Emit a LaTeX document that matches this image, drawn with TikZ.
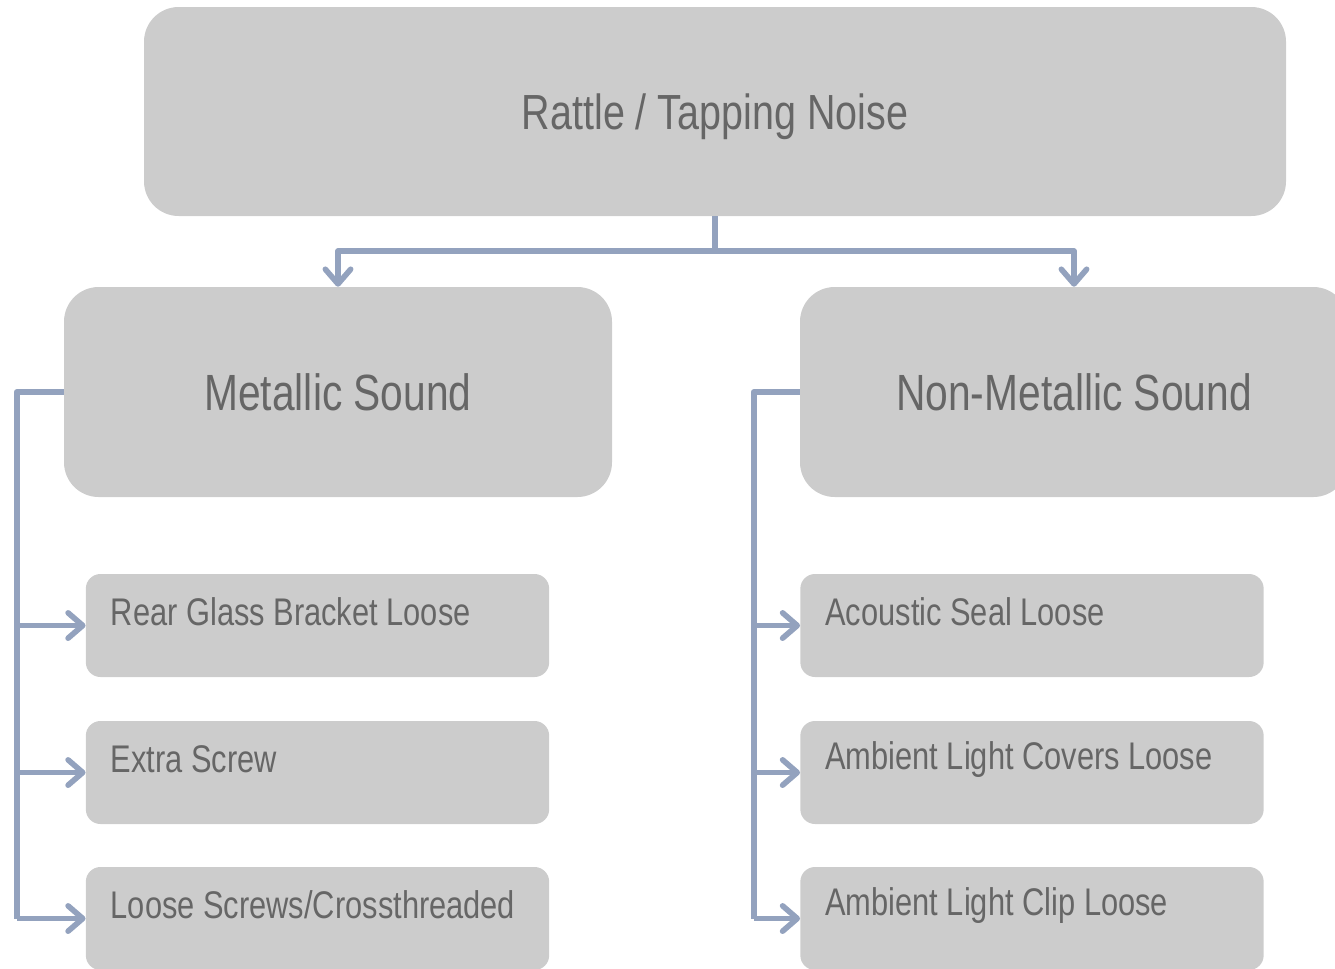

··········

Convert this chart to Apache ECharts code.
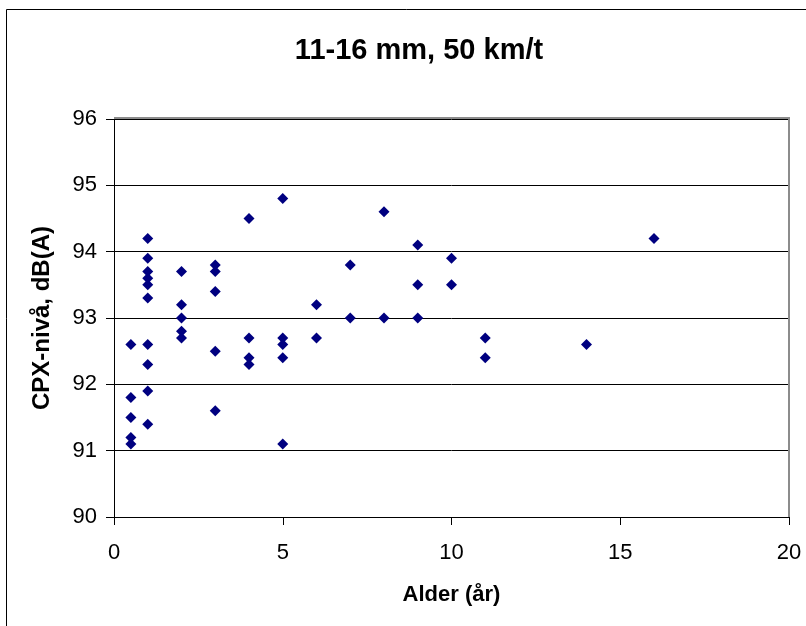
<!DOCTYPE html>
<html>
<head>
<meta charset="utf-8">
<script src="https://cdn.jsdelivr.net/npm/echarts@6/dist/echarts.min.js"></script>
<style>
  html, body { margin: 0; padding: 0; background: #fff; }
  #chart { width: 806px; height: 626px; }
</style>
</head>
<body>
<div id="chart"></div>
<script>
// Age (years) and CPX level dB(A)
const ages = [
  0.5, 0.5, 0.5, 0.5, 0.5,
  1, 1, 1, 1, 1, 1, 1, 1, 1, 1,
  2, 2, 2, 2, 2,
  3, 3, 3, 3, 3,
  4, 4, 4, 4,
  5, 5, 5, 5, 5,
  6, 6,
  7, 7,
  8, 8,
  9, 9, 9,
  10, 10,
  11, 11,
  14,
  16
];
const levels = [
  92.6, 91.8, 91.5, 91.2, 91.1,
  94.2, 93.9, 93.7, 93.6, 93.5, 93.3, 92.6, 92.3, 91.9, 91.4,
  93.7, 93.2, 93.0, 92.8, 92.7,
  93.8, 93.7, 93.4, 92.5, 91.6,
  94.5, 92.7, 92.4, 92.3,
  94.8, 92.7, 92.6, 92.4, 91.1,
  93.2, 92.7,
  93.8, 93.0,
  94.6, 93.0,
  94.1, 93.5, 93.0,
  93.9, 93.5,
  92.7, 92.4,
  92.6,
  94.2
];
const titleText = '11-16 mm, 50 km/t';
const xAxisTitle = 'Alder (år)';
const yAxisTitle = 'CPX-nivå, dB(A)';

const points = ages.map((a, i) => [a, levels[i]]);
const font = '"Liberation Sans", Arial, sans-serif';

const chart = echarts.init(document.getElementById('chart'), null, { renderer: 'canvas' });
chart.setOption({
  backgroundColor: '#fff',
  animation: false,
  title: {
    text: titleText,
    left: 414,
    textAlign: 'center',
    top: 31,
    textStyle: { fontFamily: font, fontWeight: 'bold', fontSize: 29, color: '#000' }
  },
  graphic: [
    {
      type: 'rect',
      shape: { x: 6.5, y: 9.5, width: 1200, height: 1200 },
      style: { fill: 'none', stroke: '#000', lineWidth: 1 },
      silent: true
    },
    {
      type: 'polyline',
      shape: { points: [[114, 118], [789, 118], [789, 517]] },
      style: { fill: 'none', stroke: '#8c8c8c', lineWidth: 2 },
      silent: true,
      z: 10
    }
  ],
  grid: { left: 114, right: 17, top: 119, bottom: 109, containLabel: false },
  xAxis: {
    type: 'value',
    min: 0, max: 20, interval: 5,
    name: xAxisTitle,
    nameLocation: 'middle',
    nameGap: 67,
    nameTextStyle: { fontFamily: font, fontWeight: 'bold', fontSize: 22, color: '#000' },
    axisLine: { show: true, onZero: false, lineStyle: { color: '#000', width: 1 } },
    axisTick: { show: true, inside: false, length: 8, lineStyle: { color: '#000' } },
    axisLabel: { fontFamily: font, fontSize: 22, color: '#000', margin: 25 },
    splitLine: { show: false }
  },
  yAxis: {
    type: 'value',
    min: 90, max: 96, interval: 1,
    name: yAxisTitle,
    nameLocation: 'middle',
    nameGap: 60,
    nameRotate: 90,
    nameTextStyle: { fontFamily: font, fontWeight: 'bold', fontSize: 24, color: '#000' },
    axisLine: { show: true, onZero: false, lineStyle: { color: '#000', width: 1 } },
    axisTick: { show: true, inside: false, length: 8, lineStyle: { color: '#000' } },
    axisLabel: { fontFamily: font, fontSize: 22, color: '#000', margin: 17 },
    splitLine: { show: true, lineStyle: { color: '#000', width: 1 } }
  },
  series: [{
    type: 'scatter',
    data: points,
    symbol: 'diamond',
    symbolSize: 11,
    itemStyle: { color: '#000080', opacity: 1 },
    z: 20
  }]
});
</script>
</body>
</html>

··········

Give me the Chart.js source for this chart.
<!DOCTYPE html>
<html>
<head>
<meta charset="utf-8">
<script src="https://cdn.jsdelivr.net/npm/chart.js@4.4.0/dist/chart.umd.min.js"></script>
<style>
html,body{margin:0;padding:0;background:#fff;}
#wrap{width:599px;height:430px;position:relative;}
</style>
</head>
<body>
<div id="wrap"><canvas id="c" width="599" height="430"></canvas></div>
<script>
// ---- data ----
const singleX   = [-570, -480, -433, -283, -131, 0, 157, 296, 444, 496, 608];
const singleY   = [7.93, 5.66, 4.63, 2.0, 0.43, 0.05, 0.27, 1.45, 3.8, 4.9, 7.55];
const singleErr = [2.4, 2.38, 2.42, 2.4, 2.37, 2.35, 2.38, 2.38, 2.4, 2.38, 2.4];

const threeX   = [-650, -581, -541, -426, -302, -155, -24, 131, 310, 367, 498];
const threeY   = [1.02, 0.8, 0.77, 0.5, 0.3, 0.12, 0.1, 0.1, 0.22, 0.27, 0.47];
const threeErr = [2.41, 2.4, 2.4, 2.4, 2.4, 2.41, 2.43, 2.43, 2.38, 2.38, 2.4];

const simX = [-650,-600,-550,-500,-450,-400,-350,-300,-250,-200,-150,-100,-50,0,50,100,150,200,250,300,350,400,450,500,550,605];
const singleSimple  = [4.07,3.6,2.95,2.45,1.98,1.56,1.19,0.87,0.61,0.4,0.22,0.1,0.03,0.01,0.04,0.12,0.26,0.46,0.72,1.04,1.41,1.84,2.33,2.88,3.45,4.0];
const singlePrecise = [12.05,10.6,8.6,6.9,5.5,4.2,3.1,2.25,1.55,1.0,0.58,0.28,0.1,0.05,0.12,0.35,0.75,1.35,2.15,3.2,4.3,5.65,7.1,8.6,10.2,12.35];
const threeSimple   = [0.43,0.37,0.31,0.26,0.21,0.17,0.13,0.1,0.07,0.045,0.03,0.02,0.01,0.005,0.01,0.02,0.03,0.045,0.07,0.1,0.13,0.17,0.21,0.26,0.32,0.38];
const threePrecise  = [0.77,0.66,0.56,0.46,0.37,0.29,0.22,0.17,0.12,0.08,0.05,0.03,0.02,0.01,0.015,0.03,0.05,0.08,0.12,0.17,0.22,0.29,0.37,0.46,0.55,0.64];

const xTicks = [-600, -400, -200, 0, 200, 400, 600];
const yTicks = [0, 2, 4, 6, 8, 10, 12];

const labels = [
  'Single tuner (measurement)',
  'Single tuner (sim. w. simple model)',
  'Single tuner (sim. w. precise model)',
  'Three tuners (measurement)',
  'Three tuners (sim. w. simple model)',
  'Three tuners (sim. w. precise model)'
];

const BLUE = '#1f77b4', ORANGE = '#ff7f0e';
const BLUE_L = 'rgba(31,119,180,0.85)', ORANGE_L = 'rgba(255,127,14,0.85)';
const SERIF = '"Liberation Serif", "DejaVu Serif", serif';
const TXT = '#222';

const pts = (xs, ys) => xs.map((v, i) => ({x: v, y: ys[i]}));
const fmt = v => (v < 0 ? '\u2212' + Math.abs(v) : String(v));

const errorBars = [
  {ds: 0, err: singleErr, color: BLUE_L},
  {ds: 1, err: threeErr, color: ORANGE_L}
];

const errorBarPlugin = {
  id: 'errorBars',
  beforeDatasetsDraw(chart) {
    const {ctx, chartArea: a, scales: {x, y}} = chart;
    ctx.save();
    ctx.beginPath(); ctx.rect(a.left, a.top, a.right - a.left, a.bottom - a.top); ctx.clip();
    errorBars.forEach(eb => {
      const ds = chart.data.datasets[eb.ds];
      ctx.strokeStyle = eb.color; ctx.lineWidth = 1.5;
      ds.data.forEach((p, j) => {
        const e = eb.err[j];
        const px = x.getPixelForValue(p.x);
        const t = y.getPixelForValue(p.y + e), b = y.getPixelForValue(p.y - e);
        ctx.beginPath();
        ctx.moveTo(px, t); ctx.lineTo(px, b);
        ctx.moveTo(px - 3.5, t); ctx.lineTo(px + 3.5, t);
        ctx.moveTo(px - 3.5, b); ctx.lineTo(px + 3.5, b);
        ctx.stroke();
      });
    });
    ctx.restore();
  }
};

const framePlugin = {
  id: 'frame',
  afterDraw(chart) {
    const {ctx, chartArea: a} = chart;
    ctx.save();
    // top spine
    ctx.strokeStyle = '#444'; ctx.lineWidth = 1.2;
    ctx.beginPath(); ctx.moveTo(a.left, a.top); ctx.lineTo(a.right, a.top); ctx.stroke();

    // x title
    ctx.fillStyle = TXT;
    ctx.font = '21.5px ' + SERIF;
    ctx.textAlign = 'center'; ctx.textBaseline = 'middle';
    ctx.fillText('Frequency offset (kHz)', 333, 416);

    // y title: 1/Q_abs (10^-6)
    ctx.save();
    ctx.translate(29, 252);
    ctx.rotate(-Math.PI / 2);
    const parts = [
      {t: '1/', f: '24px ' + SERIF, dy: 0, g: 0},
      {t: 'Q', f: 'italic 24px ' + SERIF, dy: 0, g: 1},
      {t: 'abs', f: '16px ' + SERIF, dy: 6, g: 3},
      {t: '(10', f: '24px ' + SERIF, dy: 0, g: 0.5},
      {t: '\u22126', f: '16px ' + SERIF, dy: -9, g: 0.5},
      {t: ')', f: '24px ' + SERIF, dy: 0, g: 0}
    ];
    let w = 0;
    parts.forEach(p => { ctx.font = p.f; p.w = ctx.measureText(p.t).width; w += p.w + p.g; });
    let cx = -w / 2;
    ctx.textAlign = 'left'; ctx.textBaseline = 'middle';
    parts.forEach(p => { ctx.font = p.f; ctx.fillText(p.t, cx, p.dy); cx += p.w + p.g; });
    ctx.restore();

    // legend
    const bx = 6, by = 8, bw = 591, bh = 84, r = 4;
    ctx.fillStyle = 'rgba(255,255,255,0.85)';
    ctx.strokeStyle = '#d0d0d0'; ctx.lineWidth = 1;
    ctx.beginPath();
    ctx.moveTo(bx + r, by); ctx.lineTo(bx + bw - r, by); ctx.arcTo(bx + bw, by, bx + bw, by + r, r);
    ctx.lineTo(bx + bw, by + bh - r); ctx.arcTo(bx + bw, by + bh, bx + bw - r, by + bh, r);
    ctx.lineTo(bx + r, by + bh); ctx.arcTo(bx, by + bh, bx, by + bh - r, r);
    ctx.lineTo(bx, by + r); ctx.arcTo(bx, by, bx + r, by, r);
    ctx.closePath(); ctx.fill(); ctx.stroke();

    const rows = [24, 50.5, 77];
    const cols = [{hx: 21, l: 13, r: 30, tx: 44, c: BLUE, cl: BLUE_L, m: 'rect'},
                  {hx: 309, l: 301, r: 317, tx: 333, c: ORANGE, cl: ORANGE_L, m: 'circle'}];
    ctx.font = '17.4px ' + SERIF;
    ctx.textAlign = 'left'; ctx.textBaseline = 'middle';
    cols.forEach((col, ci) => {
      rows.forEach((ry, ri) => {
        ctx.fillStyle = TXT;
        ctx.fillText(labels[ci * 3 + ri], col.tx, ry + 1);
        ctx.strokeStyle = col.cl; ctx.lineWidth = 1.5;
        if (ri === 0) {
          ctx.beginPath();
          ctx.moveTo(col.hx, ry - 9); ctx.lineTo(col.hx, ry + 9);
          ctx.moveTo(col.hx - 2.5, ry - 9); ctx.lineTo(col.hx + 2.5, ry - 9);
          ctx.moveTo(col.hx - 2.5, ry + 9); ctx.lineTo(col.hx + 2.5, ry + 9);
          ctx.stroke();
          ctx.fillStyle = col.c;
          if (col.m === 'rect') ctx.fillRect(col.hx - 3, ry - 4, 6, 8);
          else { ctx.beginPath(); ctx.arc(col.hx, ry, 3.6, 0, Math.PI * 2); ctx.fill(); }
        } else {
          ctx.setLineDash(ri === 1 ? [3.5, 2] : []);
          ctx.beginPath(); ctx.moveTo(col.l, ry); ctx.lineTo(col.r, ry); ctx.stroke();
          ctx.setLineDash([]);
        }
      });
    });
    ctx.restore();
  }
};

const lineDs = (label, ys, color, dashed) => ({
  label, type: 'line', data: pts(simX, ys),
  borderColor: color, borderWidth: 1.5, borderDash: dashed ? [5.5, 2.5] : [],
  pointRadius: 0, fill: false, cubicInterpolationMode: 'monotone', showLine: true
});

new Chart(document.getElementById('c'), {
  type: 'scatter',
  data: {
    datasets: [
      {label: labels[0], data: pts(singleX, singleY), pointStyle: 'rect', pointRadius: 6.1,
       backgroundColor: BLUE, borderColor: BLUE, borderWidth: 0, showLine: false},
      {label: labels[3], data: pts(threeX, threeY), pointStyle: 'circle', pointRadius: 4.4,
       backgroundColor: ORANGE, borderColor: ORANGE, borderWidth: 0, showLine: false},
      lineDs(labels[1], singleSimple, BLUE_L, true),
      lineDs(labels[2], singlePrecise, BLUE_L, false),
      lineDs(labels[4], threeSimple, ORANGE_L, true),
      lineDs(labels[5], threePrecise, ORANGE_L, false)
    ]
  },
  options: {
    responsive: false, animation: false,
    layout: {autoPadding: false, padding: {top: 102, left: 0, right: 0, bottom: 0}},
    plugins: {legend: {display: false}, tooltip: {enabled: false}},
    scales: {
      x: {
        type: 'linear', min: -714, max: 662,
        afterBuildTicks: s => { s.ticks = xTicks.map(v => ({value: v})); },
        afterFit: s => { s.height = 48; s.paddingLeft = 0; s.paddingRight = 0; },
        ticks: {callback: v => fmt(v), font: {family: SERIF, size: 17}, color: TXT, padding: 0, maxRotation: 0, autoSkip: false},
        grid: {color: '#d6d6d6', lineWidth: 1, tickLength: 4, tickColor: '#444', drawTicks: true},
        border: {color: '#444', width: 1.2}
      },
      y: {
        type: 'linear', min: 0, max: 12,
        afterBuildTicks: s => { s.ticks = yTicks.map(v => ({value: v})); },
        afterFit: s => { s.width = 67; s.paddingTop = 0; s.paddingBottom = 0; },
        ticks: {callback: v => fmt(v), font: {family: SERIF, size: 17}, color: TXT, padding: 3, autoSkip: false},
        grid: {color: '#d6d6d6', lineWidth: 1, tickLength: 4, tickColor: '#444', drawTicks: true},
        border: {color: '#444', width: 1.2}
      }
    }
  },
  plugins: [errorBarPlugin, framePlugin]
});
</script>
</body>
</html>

··········

• **Stated exercise**: Check each line above for "this" and return the ones that have it.

• **Written solution**:
Emit a LaTeX document that matches this image, drawn with TikZ.
Convert this chart to Apache ECharts code.
Give me the Chart.js source for this chart.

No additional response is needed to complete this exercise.